Posted by: Laura | Jan 22, 2009 1:01:07 PM
As for not pleading out, you pays yer money and you takes yer chances.
My only problem with this sentence is that Aprendi/Booker allow judges to continue finding such factors by peponderance of the evidence, rather than jury BRD. I have no problem with the length of sentence itself.
Posted by: Soronel Haetir | Jan 22, 2009 1:58:12 PM
"you pays yer money and you takes yer chances" of having your punishment increased by an order of magnitude or more? that concerns me. at some point, those worst-case "chances" become so terrifying that even innocent people take the plea.
Posted by: Observer | Jan 22, 2009 2:49:32 PM
federalist wrote: "My point is that the fact that he was carrying a gun seems important."
In what way?

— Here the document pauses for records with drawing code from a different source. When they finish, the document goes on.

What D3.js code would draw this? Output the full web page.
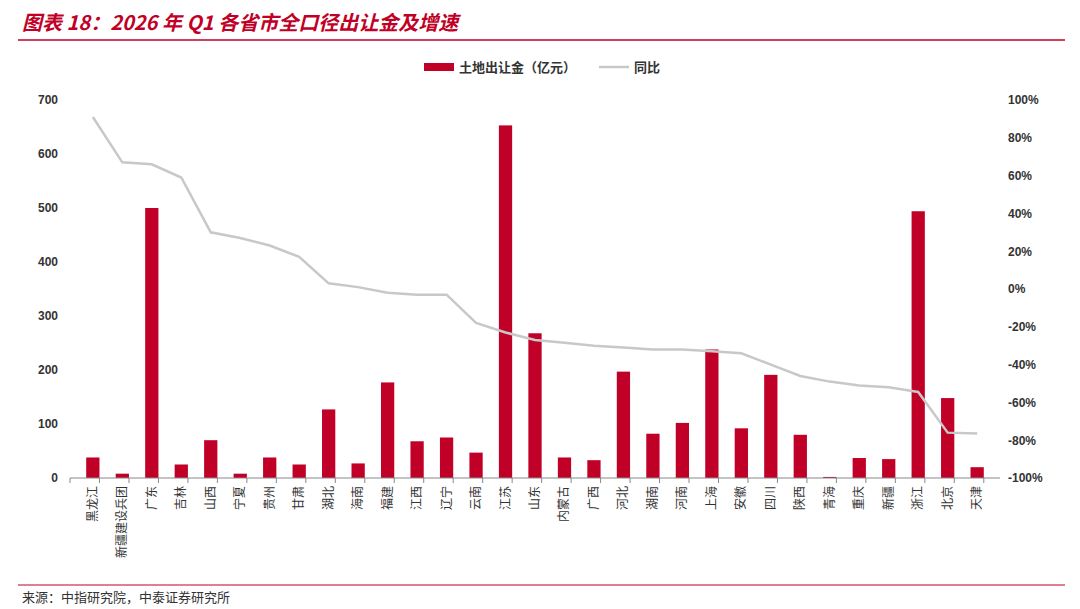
<!DOCTYPE html>
<html><head><meta charset="utf-8">
<script src="https://cdn.jsdelivr.net/npm/d3@7"></script>
<style>body{margin:0;background:#fff;font-family:"Noto Sans CJK SC","Noto Sans",sans-serif}</style>
</head><body><svg id="c" width="1080" height="609"></svg>
<script>
const provinces = ["黑龙江","新疆建设兵团","广东","吉林","山西","宁夏","贵州","甘肃","湖北","海南","福建","江西","辽宁","云南","江苏","山东","内蒙古","广西","河北","湖南","河南","上海","安徽","四川","陕西","青海","重庆","新疆","浙江","北京","天津"];
const landRevenue = [38,8,500,25,70,8,38,25,127,27,177,68,75,47,653,268,38,33,197,82,102,238,92,191,80,2,37,35,494,148,20];
const yoy = [91,67,66,59,30,27,23,17,3,1,-2,-3,-3,-18,-23,-27,-28.5,-30,-31,-32,-32,-33,-34,-40,-46,-49,-51,-52,-54.5,-76,-76.5];
const leftTicks = [0,100,200,300,400,500,600,700];
const rightTicks = [-100,-80,-60,-40,-20,0,20,40,60,80,100];

const svg = d3.select("#c");
const red = "#c00026";
const m = {l:70, r:1000, t:100, b:478};

svg.append("text").attr("x",22).attr("y",30).attr("fill",red).attr("font-size",20)
  .attr("font-weight","bold").attr("font-style","italic").text("图表 18：2026 年 Q1 各省市全口径出让金及增速");
svg.append("line").attr("x1",18).attr("x2",1065).attr("y1",40).attr("y2",40).attr("stroke",red).attr("stroke-width",1.5);
svg.append("line").attr("x1",18).attr("x2",1065).attr("y1",585).attr("y2",585).attr("stroke",red).attr("stroke-width",1.2);
svg.append("text").attr("x",22).attr("y",602).attr("font-size",13).attr("fill","#333")
  .attr("font-family","'Noto Sans CJK SC'").text("来源：中指研究院，中泰证券研究所");

const x = d3.scaleBand().domain(provinces).range([m.l, m.r]).padding(0.55);
const y = d3.scaleLinear().domain([0,700]).range([m.b, m.t]);
const y2 = d3.scaleLinear().domain([-100,100]).range([m.b, m.t]);

svg.append("g").attr("transform",`translate(${m.l},0)`)
  .call(d3.axisLeft(y).tickValues(leftTicks).tickSize(0).tickPadding(12))
  .call(g=>g.select(".domain").remove())
  .selectAll("text").attr("font-size",12).attr("font-weight","bold").attr("fill","#333");
svg.append("g").attr("transform",`translate(${m.r},0)`)
  .call(d3.axisRight(y2).tickValues(rightTicks).tickSize(0).tickPadding(8).tickFormat(d=>d+"%"))
  .call(g=>g.select(".domain").remove())
  .selectAll("text").attr("font-size",12).attr("font-weight","bold").attr("fill","#333");

svg.selectAll("rect.bar").data(landRevenue).join("rect").attr("class","bar")
  .attr("x",(d,i)=>x(provinces[i])).attr("width",x.bandwidth())
  .attr("y",d=>y(d)).attr("height",d=>y(0)-y(d)).attr("fill",red);

svg.append("line").attr("x1",m.l).attr("x2",m.r).attr("y1",m.b).attr("y2",m.b).attr("stroke","#888");
svg.append("g").selectAll("line").data(d3.range(provinces.length+1)).join("line")
  .attr("x1",i=>m.l+i*x.step()).attr("x2",i=>m.l+i*x.step())
  .attr("y1",m.b).attr("y2",m.b+5).attr("stroke","#888");

svg.append("path").datum(yoy)
  .attr("d",d3.line().x((d,i)=>x(provinces[i])+x.bandwidth()/2).y(d=>y2(d)))
  .attr("fill","none").attr("stroke","#c8c8c8").attr("stroke-width",2.5);

svg.append("g").selectAll("text").data(provinces).join("text")
  .attr("transform",d=>`translate(${x(d)+x.bandwidth()/2+4},${m.b+8}) rotate(-90)`)
  .attr("text-anchor","end").attr("font-size",12).attr("fill","#333").text(d=>d);

const lg = svg.append("g").attr("transform","translate(424,67)");
lg.append("rect").attr("x",0).attr("y",-4).attr("width",30).attr("height",8).attr("fill",red);
lg.append("text").attr("x",35).attr("y",5).attr("font-size",13).attr("font-weight","bold").attr("fill","#333").text("土地出让金（亿元）");
lg.append("line").attr("x1",175).attr("x2",205).attr("y1",0).attr("y2",0).attr("stroke","#c8c8c8").attr("stroke-width",2.5);
lg.append("text").attr("x",210).attr("y",5).attr("font-size",13).attr("font-weight","bold").attr("fill","#333").text("同比");
</script></body></html>
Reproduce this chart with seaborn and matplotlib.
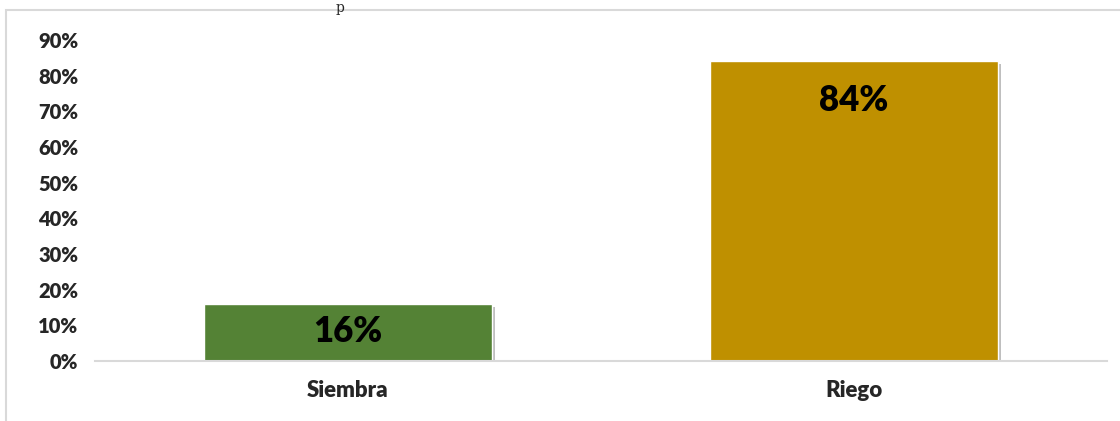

Explain yourself. He has a constitutional right to protect himself with a firearm.
Posted by: DK | Jan 22, 2009 8:31:33 PM
He has a constitutional right to have a firearm. He doesn't have a constitutional right to carry it while conducting illegal activity.
Posted by: | Jan 23, 2009 10:41:42 AM
federalist (I'm assuming) wrote: "He has a constitutional right to have a firearm. He doesn't have a constitutional right to carry it while conducting illegal activity."
Really? So people who travel in their vehicles in excess of the speed limit do not have a constitutional right to defend themselves with firearms? Who knew?
Weren't you just whining on a different post about how Europeans sentence people for defending themselves? I guess you got a little more French in you than you thought, oui?